L'HOMOPHOBIE ORDINAIRE
- Les carnets d'Asclépios
- 24 juin 2021
- 3 min de lecture
Dernière mise à jour : 18 juin 2024

Ce sujet n’est malheureusement pas circonscrit à l’hôpital, c’est un phénomène courant mais il se trouve que j’y ai été confronté entre les murs d’un centre hospitalier.
Il est entre midi et quatorze heures, la journée est étrange et les heures se confondent les unes sur les autres.
Cette course folle dans le brouillard ardent du mardi après-midi est ponctuée par un temps mort qui m’a laissé un arrière-goût extrêmement désagréable.
Alors que je venais encore de rabattre son caquet au directeur qui était venu fanfaronner sur des sujets qu’il méprisait faute de les maitriser, je lui avais sèchement demandé de quitter le service pour nous laisser travailler. La sentence ayant été prononcée devant deux infirmières, un médecin et un interne, j’avais malencontreusement fait exploser son égo en mille morceaux. Je plaide coupable, j’y ai pris un peu de plaisir. Bref, cette escarmouche faisant, le directeur, plutôt mauvais joueur, a envoyé en mission un médecin de la commission pour me psalmodier un sermon.
Il se trouve que je connais ce docteur pour avoir travaillé avec lui quelques semaines. Plutôt versatile, il n’a pas la carrure du poste, c’est un arriviste mal dégrossi qui suscite plus le rire que la crainte.
Il vient donc me voir dans le service pour me demander des explications quant à mon coup d’éclat. Il me connait, il sait que je n’exulte pas gratuitement et que le coup était légitime. Il m’explique alors qu’il faut savoir de temps en temps « baisser un peu sa culotte ». Cette phrase a fini de me convaincre sur la droiture de mon interlocuteur, j’ai répondu tout de même un peu rieur : « -pour ma part vous ne verrai jamais plus que le haut de ma raie ».
Je le concède, la réplique n’est pas bien fine, mais quand on parle à un canard il faut savoir caqueter.
Sur ces entrefaites, l’un des internes de l’hôpital, de passage pour voir un de ces collègues, était entré dans le bureau.
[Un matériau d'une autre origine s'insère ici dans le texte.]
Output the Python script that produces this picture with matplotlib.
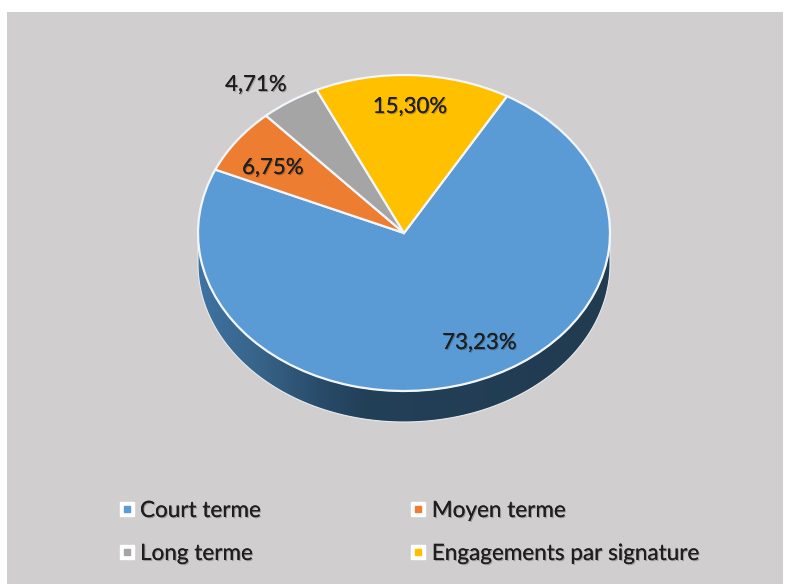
import numpy as np
import matplotlib
matplotlib.use("Agg")
import matplotlib.pyplot as plt
import matplotlib.patheffects as pe
from matplotlib.colors import LinearSegmentedColormap
from matplotlib.legend_handler import HandlerTuple
from matplotlib.lines import Line2D
from matplotlib.patches import Polygon, Rectangle

categories = ["Court terme", "Moyen terme", "Long terme", "Engagements par signature"]
values = [73.23, 6.75, 4.71, 15.30]
colors = ["#5B9BD5", "#ED7D31", "#A5A5A5", "#FFC000"]
value_labels = ["73,23%", "6,75%", "4,71%", "15,30%"]

W, H = 788, 584
plt.rcParams["font.family"] = ["Lato", "DejaVu Sans"]

fig = plt.figure(figsize=(W / 100, H / 100), dpi=100, facecolor="white")

# -------------------------------
# PANEL
# -------------------------------
fig.add_artist(Rectangle((7 / W, 0), 776 / W, 1 - 12 / H, transform=fig.transFigure,
                         facecolor="#D0CECE", edgecolor="none", zorder=-1))

# -------------------------------
# PIE (squashed axes gives the tilt)
# -------------------------------
cx, cy, rx, ry = 404, 233, 206, 158
depth = 31 / ry
lim = 1.4
ax = fig.add_axes([(cx - lim * rx) / W, 1 - (cy + lim * ry) / H, 2 * lim * rx / W, 2 * lim * ry / H])
ax.patch.set_visible(False)

ax.pie(values, colors=colors, startangle=60, counterclock=False, radius=1,
       wedgeprops={"edgecolor": "#F2F6FA", "linewidth": 1.6})

# side wall under the pie
t = np.linspace(np.pi, 2 * np.pi, 200)
top = np.column_stack([np.cos(t), np.sin(t)])
bottom = np.column_stack([np.cos(t), np.sin(t) - depth])
wall = Polygon(np.vstack([bottom, top[::-1]]), closed=True, facecolor="none",
               edgecolor="#E8EBEE", linewidth=0.8, zorder=0.5)
ax.add_patch(wall)
wall_cmap = LinearSegmentedColormap.from_list(
    "wall", [(0, "#3F73A3"), (0.15, "#376388"), (0.3, "#294B69"), (0.4, "#234059"), (1, "#213B50")])
grad = ax.imshow(np.linspace(0, 1, 256)[None, :], cmap=wall_cmap, extent=(-1, 1, -1.3, 0),
                 aspect="auto", zorder=0.4)
grad.set_clip_path(wall)
ax.set_aspect("auto")
ax.set_xlim(-lim, lim)
ax.set_ylim(-lim, lim)

# -------------------------------
# VALUE LABELS
# -------------------------------
label_px = [(479.5, 343), (273, 168), (256, 85), (410, 107)]
shadow = [pe.withSimplePatchShadow(offset=(0.8, -0.8), shadow_rgbFace="#000000", alpha=0.25), pe.Normal()]
for text, (px, py) in zip(value_labels, label_px):
    fig.text(px / W, 1 - py / H, text, ha="center", va="center", fontsize=16,
             color="#1E1E1E", path_effects=shadow)

# -------------------------------
# LEGEND
# -------------------------------
handles = []
for c in colors:
    halo = Line2D([], [], linestyle="none", marker="s", markersize=10.5, color="white")
    dot = Line2D([], [], linestyle="none", marker="s", markersize=5, color=c)
    handles.append((halo, dot))

order = [0, 2, 1, 3]
leg = fig.legend([handles[i] for i in order], [categories[i] for i in order],
                 handler_map={tuple: HandlerTuple(ndivide=1, pad=0)},
                 ncol=2, frameon=False, fontsize=16.2, loc="upper left",
                 bbox_to_anchor=(113 / W, 1 - 501 / H), borderpad=0, borderaxespad=0,
                 handlelength=1.2, handletextpad=0.0, columnspacing=6.38, labelspacing=1.02,
                 labelcolor="#1E1E1E")
for text in leg.get_texts():
    text.set_path_effects(shadow)

fig.savefig("out.png", dpi=100, facecolor="white")
plt.close(fig)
Il se trouve que cet interne est gay. Si cela n’est pas très intéressant, il est important de le préciser pour comprendre la suite. Il est important de savoir également que l’interne qui se prénomme Justin ne me connait pas ou très peu et que je ne suis pas sensé connaitre le sens du vent de ses amours.
C’est alors que l’envoyé du directeur répond à ma phrase ; qui était je le rappelle « Vous ne verrai jamais plus que le haut de ma raie » ; en tapant plusieurs fois sur l’épaule de Justin : « Calme-toi, calme-toi, on parle de raie mais calme tes ardeurs ». Douze petits mots innocents. Le médecin riait, Justin souriait poliment mais de manière honteuse, moi j’étais spectateur de ce spectacle écœurant. Le médecin est parti, Justin aussi.
Cette « boutade » lancé sur un rire gras un peu beauf pourrait être entendu dans un cercle d’amis proches et décomplexés, malheureusement nous sommes dans un hôpital, deux médecins et un interne, une relation de subordination de l’un sur l’autre et surtout devant moi qui ne connais presque pas l’un et très peu l’autre. Ce médecin idiot a violé le droit de Justin de s’exprimer sur ce sujet que peut-être il ne souhaitait pas aborder.
Ces mots idiots lancés au coin d’une machine à café, derrière un bureau, au réfectoire, quand ils sont répétés ici et là par des personnes certaines chacune de leur côté d’être inoffensives, voilà ce qu’est l’homophobie ordinaire et grossière qui fait le lit du mal-être de nos amis, de nos collègues et de nos internes.
« Je déteste le mot homophobie, ce n'est pas une phobie, tu n'as pas peur, tu es un connard.»
Iconographie: Tamara de Lempicka par Virginie Greiner et Daphné Collignon.